莫迪利亚尼最初到巴黎将主要精力都投入到雕塑艺术上了,在那个时期,他得以接触非洲原始艺术那神秘而朴拙的艺术,很快他就被深深吸引了。而当时那些有着强烈颠覆性的艺术派系,如野兽派、立体派等却并未引发他的兴趣,虽然他与那些艺术家都保持着适度的交往。相比较而言,他更喜欢意大利艺术的古典美,而说到艺术家,波提切利才是他心目中的第一人。
1912年,他因为渐感体力不支,开始将创作方向转移到了绘画上面。在他1915年创作的《蓬巴杜夫人》中,我们能看到一顶宽檐的黑色礼帽下面,是一张标准的鹅蛋脸,女人的眼睛是全黑的,没有特别修饰的形状却因为黑色的突兀牢牢地抓住观赏者的视线。鼻子是简洁的雕塑感极强的线条,在这张过于简单而程式化的脸上,唯一有动感的是相对饱满的小小嘴唇,但很让人意外的是,她的存在竟被忽视了。人们习惯往下看她被过分拉长的脖子,这应该是源于意大利的审美传统。这幅画作的名字很有趣味性,大家都知道大名鼎鼎的蓬巴杜夫人是法国皇帝路易十五的著名情妇,而画作中的人物原型是阿特丽斯·黑斯廷,那时,莫迪利亚尼被圈里人戏称为“国王”,画作因此命名,也就有很鲜明的指向性了。
相对于这幅肖像和《侧卧的裸女》,《珍妮·赫比特娜》就显得贤淑而沉静了,尽管他还是和那些女子拥有相近似的脸,她却是画家举行了世俗婚礼的妻子,她是美术学院的女学生,她身材娇小、性格柔顺且腼腆,这是和画家交往的女子中的特例,他们被彼此强烈地吸引了,因此很快两个人就步入了婚姻殿堂。
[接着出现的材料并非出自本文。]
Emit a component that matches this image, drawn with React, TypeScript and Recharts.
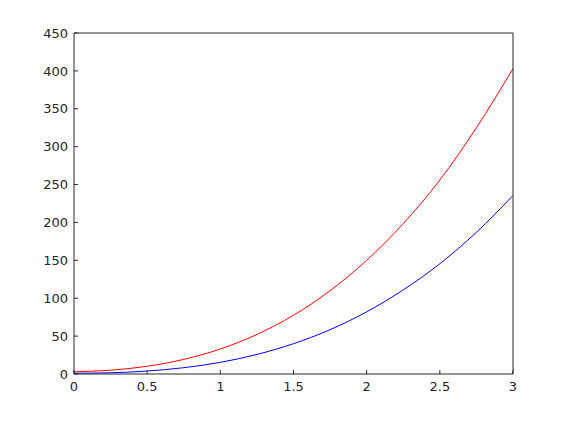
import React from "react";
import { LineChart, Line, XAxis, YAxis } from "recharts";

const xValues = [0, 0.25, 0.5, 0.75, 1, 1.25, 1.5, 1.75, 2, 2.25, 2.5, 2.75, 3];
const redValues = [3, 5, 10.2, 19.3, 33, 52.2, 77.5, 110, 150, 198.5, 256, 325, 403];
const blueValues = [1, 1.6, 3.9, 8.3, 15.4, 25.8, 40, 58.5, 82, 111, 145.5, 187, 235.5];
const xTicks = [0, 0.5, 1, 1.5, 2, 2.5, 3];
const yTicks = [0, 50, 100, 150, 200, 250, 300, 350, 400, 450];

const data = xValues.map((x, i) => ({ x, red: redValues[i], blue: blueValues[i] }));

const axisColor = "#262626";
const tickStyle = { fill: axisColor, fontSize: 13, fontFamily: "DejaVu Sans" };

export default function App() {
  return (
    <div style={{ position: "absolute", left: 0, top: 0, width: 568, height: 421, background: "#fff" }}>
      <LineChart width={568} height={421} data={data} margin={{ top: 32, right: 54, bottom: 17, left: 0 }}>
        <XAxis
          xAxisId="bottom"
          dataKey="x"
          type="number"
          domain={[0, 3]}
          ticks={xTicks}
          height={30}
          tickSize={-4}
          tickMargin={12}
          stroke={axisColor}
          tick={tickStyle}
          allowDataOverflow
        />
        <XAxis
          xAxisId="top"
          orientation="top"
          dataKey="x"
          type="number"
          domain={[0, 3]}
          ticks={xTicks}
          height={1}
          tickSize={-4}
          stroke={axisColor}
          tick={false}
          allowDataOverflow
        />
        <YAxis
          yAxisId="left"
          type="number"
          domain={[0, 450]}
          ticks={yTicks}
          width={74}
          tickSize={-4}
          tickMargin={10}
          stroke={axisColor}
          tick={tickStyle}
          allowDataOverflow
        />
        <YAxis
          yAxisId="right"
          orientation="right"
          type="number"
          domain={[0, 450]}
          ticks={yTicks}
          width={1}
          tickSize={-4}
          stroke={axisColor}
          tick={false}
          allowDataOverflow
        />
        <Line
          xAxisId="bottom"
          yAxisId="left"
          dataKey="red"
          type="monotone"
          stroke="#ff0000"
          strokeWidth={1}
          dot={false}
          isAnimationActive={false}
        />
        <Line
          xAxisId="bottom"
          yAxisId="left"
          dataKey="blue"
          type="monotone"
          stroke="#0000ff"
          strokeWidth={1}
          dot={false}
          isAnimationActive={false}
        />
      </LineChart>
    </div>
  );
}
婚后虽然家境依然困窘,但是夫妻俩相敬如宾,日子倒也过得和美。可是,才不过34岁的画家因为染上了肺结核和不间断地酗酒于1920年1月24日怆然离世,而他纤弱的已怀有九个月身孕的妻子于第二日毅然从五楼纵身跳下。我实在为这女子的钟情感动,但同时又为她的决然惋惜。
《珍妮·赫比特娜》创作于1919年。画面背景是一件陈旧的居室,画面上除了一堵灰黄色的墙,一道棕色的门和一把式样简陋已开始有油漆剥落的椅子外别无长物。我臆测这就是画家清贫的家。主人公侧身坐在椅子上,左手臂闲适地搁在椅背上,左手很自然地放在肩前。她上身穿一件黑色圆领短袖衣衫,里面是一条长袖的紫色裙子。珍妮安静地坐着,长发高高地盘起在头顶,她的眼睛是两弯小小的白鱼,她们跟着主人安静地游进了莫迪利亚尼这片深邃的湖沼,然后和他一起干涸死去。